The Demolished Man (1953), Alfred Bester

I will never not love early 00s 3d art. Demolished Man, Credit: Gollancz

Ben Reich is a man who wants to commit a murder. His company is threatened with bankruptcy, but all his legal options are exhausted – only the death of old rival D’Courtney could possibly solve his issues. But how do you get away with murder in a world filled with psychic policemen?

A murderous revenge story, a psychic detective story and an exploration of telepathy all rolled into one, told at a breakneck pace and littered with fantastic worldbuilding and classic SF tropes. Bester is one of the absolute greats of the “Golden Age” of SF, and Demolished Man shows his characteristic style to fantastic effect. It’s a fantastic example of SF being out there and pushing boundaries, but still, at heart, being about people – it’s a character study of Reich and his Policeman nemesis, and how telepathy effects social, economic and private life. Bester always really believes his setups, and the idea of telepathy is fully grounded and anchored in the world.

It’s a classic SF page turner with a breathless pace that can only be matched by another Bester book that we’ll cover another time. This is SF as fantastical, and fantastic, because when Bester is good, he’s…. well. The Best.

Kindred (1979), Octavia Butler

Tell me you want to sell a book to people who proudly say “I wouldnt read SF!” Kindred, Octavia Butler. Credit: Headline

Dana and her husband Kevin are thrown backwards through time to the antebellum South, to encounter her ancestors: Alice, a black freedwoman and Rufus Weylin, a plantation owner. Drawn through into the past by her connection to both, Dana tries to keep herself, and her ancestors alive under the most brutal system imaginable.

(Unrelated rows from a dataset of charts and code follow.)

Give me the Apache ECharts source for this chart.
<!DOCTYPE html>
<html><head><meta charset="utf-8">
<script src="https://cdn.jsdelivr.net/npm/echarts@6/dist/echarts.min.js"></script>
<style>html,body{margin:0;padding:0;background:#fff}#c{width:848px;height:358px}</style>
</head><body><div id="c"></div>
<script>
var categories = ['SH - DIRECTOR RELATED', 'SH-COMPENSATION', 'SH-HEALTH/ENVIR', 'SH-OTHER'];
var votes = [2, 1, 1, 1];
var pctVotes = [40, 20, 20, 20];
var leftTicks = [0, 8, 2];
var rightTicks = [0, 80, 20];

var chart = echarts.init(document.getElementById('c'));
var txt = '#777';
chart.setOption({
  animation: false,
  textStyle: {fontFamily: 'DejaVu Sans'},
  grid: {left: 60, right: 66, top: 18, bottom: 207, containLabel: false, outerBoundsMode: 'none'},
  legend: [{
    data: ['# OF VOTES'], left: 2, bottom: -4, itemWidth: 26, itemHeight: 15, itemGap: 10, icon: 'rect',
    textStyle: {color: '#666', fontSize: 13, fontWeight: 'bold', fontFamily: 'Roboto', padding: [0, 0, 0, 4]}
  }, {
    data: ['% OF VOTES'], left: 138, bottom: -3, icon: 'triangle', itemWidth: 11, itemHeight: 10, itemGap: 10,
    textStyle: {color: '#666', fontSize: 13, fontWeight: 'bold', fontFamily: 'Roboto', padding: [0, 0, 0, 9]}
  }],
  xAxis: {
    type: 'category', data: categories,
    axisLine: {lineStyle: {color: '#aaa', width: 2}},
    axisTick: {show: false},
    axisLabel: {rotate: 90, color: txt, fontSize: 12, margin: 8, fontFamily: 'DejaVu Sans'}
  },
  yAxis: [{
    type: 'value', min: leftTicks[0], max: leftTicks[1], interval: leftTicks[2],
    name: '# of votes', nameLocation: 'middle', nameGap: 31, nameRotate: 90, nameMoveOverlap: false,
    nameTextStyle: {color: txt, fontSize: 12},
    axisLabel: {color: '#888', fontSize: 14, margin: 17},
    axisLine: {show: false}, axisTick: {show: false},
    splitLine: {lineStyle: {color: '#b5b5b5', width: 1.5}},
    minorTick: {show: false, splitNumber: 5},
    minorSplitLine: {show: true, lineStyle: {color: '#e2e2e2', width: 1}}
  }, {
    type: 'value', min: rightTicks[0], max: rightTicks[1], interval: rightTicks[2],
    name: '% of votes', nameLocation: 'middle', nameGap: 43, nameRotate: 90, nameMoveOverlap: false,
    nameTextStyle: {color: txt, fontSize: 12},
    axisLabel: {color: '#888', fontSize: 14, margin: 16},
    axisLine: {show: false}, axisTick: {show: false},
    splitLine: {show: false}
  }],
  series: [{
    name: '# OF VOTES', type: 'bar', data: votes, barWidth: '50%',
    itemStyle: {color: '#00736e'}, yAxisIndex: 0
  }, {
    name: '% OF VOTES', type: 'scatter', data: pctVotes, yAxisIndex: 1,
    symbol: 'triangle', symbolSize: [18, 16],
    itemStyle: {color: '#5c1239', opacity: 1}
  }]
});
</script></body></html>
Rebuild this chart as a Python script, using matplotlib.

If SF is supposed to say something about us and our times, Butler says it best, and in Kindred says it strongest. Kindred is Science fiction about race, gender, power, and wealth, family and ancestry, of love and marriage and the intersections between all of them. Butler – and Dana – are Black women writing and experiencing the world as Black women, and Kindred is rooted in African American history and experience. It’s not my world, or my ancestry, and I could never hope to understand the trauma that rings through this history into the world today, but SF can allow us all to reflect on it a little better. Here’s the thing as well – ALL SF is about gender, and race, and family and love and economics – pretending that it isn’t is rank cowardice. Kindred doesn’t let you forget it.

As if it’s content wasn’t enough, Kindred is fantastically well written, and an enduring classic for a very good reason – it is impeccably readable. Though there’s people out there who’d say it isn’t SF, thats usually because some people hate acknowledging that they’ve read and enjoyed “genre” fiction. Embrace it – good SF is always political.

Tau Zero (1970), Poul Anderson

SF covers often don’t really cover the subject matter Tau Zero, Credit: Berkley

The starship Leonora Christine journeys to Beta Virginis to found a new colony, sped on their way by a ramjet engine that can power them all the way up to close to the big c. In their time, the journey will last five years, but many decades will have passed on Earth. A year in, though, and the drive is damaged – the ship can only accelerate through a Galaxy that grows vastly older with every passing moment.

Classic, perfect and impossibly influential on Hard SF – where technology possibly only just beyond our reach drives an otherwise grounded plot. Here, the core idea of time dilation is mercilessly applied to the crew of the Leonora, and Anderson spins this out to allow discussion of nebulae, black holes, accretion disks, relativity and the end of the universe while his characters struggle to cope with their isolation in both space and time.

It doesn’t hurt that Anderson was an excellent writer and here, even the technological and scientific explanations and slightly stilted dialogue don’t drag. Messy social and emotional issues are secondary to the “objectivity” of Science and Technology in hard SF. When done well, as it is here, it’s fascinating, thrilling and interesting.